▶ YOUR INSTRUCTIONS
Copy out each line exactly; pictures stay out of the copy.

▶ RECORDED INFORMATION
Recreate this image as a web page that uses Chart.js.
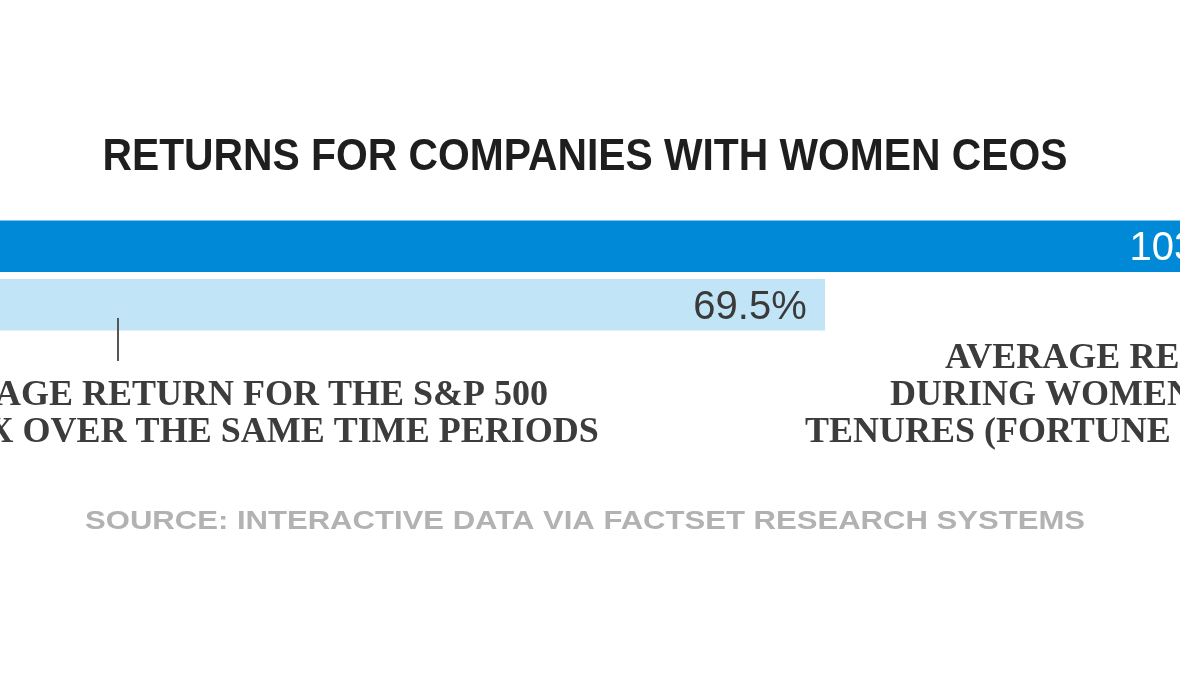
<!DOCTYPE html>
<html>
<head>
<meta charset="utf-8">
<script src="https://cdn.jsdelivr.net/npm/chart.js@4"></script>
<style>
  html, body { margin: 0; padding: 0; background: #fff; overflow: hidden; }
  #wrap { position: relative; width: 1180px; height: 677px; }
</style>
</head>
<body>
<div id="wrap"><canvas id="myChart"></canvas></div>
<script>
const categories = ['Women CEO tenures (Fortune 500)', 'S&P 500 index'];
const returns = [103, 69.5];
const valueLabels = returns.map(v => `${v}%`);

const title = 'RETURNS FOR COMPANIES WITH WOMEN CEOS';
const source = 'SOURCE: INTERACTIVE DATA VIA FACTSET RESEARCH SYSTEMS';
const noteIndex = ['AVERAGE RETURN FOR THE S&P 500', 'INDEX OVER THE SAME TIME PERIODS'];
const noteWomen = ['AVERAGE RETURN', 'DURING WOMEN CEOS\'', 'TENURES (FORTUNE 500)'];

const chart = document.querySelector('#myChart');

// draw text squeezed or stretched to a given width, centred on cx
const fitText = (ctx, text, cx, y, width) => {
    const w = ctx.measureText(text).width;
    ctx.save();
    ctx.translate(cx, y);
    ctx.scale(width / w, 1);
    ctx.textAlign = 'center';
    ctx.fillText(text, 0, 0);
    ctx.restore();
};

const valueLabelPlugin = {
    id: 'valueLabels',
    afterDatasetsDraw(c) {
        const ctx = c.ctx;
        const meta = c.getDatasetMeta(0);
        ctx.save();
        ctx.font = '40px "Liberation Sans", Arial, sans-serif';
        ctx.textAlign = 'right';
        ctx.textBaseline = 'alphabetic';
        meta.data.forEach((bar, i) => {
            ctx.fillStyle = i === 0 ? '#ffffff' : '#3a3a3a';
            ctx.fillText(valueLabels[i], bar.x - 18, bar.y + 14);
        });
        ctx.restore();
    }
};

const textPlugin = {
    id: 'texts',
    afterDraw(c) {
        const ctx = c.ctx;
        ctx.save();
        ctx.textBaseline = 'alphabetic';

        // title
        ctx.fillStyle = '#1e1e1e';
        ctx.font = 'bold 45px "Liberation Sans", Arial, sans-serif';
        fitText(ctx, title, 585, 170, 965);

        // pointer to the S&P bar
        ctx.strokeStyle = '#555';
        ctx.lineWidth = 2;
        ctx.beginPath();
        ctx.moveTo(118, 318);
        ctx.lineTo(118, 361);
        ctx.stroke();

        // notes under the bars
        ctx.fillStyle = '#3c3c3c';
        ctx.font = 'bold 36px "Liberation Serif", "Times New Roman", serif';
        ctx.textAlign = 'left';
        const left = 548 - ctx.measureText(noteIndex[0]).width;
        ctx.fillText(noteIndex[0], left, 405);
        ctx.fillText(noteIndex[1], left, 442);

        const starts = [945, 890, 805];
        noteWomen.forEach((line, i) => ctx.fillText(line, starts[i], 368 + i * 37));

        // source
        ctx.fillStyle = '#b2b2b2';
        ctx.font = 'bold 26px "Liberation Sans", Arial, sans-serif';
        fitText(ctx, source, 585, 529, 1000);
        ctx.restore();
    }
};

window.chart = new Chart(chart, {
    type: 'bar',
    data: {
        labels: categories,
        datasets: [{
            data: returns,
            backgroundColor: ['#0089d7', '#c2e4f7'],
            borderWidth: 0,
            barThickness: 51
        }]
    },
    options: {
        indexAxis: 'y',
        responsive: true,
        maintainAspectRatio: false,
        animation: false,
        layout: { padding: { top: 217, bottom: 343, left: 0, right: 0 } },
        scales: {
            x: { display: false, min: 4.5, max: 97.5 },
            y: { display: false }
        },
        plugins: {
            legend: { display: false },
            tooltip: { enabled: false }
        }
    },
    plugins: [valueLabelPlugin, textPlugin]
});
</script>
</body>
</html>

▶ REPLY TO THE EXERCISE
Recreate this image as a web page that uses Chart.js.
<!DOCTYPE html>
<html>
<head>
<meta charset="utf-8">
<script src="https://cdn.jsdelivr.net/npm/chart.js@4"></script>
<style>
  html, body { margin: 0; padding: 0; background: #fff; overflow: hidden; }
  #wrap { position: relative; width: 1180px; height: 677px; }
</style>
</head>
<body>
<div id="wrap"><canvas id="myChart"></canvas></div>
<script>
const categories = ['Women CEO tenures (Fortune 500)', 'S&P 500 index'];
const returns = [103, 69.5];
const valueLabels = returns.map(v => `${v}%`);

const title = 'RETURNS FOR COMPANIES WITH WOMEN CEOS';
const source = 'SOURCE: INTERACTIVE DATA VIA FACTSET RESEARCH SYSTEMS';
const noteIndex = ['AVERAGE RETURN FOR THE S&P 500', 'INDEX OVER THE SAME TIME PERIODS'];
const noteWomen = ['AVERAGE RETURN', 'DURING WOMEN CEOS\'', 'TENURES (FORTUNE 500)'];

const chart = document.querySelector('#myChart');

// draw text squeezed or stretched to a given width, centred on cx
const fitText = (ctx, text, cx, y, width) => {
    const w = ctx.measureText(text).width;
    ctx.save();
    ctx.translate(cx, y);
    ctx.scale(width / w, 1);
    ctx.textAlign = 'center';
    ctx.fillText(text, 0, 0);
    ctx.restore();
};

const valueLabelPlugin = {
    id: 'valueLabels',
    afterDatasetsDraw(c) {
        const ctx = c.ctx;
        const meta = c.getDatasetMeta(0);
        ctx.save();
        ctx.font = '40px "Liberation Sans", Arial, sans-serif';
        ctx.textAlign = 'right';
        ctx.textBaseline = 'alphabetic';
        meta.data.forEach((bar, i) => {
            ctx.fillStyle = i === 0 ? '#ffffff' : '#3a3a3a';
            ctx.fillText(valueLabels[i], bar.x - 18, bar.y + 14);
        });
        ctx.restore();
    }
};

const textPlugin = {
    id: 'texts',
    afterDraw(c) {
        const ctx = c.ctx;
        ctx.save();
        ctx.textBaseline = 'alphabetic';

        // title
        ctx.fillStyle = '#1e1e1e';
        ctx.font = 'bold 45px "Liberation Sans", Arial, sans-serif';
        fitText(ctx, title, 585, 170, 965);

        // pointer to the S&P bar
        ctx.strokeStyle = '#555';
        ctx.lineWidth = 2;
        ctx.beginPath();
        ctx.moveTo(118, 318);
        ctx.lineTo(118, 361);
        ctx.stroke();

        // notes under the bars
        ctx.fillStyle = '#3c3c3c';
        ctx.font = 'bold 36px "Liberation Serif", "Times New Roman", serif';
        ctx.textAlign = 'left';
        const left = 548 - ctx.measureText(noteIndex[0]).width;
        ctx.fillText(noteIndex[0], left, 405);
        ctx.fillText(noteIndex[1], left, 442);

        const starts = [945, 890, 805];
        noteWomen.forEach((line, i) => ctx.fillText(line, starts[i], 368 + i * 37));

        // source
        ctx.fillStyle = '#b2b2b2';
        ctx.font = 'bold 26px "Liberation Sans", Arial, sans-serif';
        fitText(ctx, source, 585, 529, 1000);
        ctx.restore();
    }
};

window.chart = new Chart(chart, {
    type: 'bar',
    data: {
        labels: categories,
        datasets: [{
            data: returns,
            backgroundColor: ['#0089d7', '#c2e4f7'],
            borderWidth: 0,
            barThickness: 51
        }]
    },
    options: {
        indexAxis: 'y',
        responsive: true,
        maintainAspectRatio: false,
        animation: false,
        layout: { padding: { top: 217, bottom: 343, left: 0, right: 0 } },
        scales: {
            x: { display: false, min: 4.5, max: 97.5 },
            y: { display: false }
        },
        plugins: {
            legend: { display: false },
            tooltip: { enabled: false }
        }
    },
    plugins: [valueLabelPlugin, textPlugin]
});
</script>
</body>
</html>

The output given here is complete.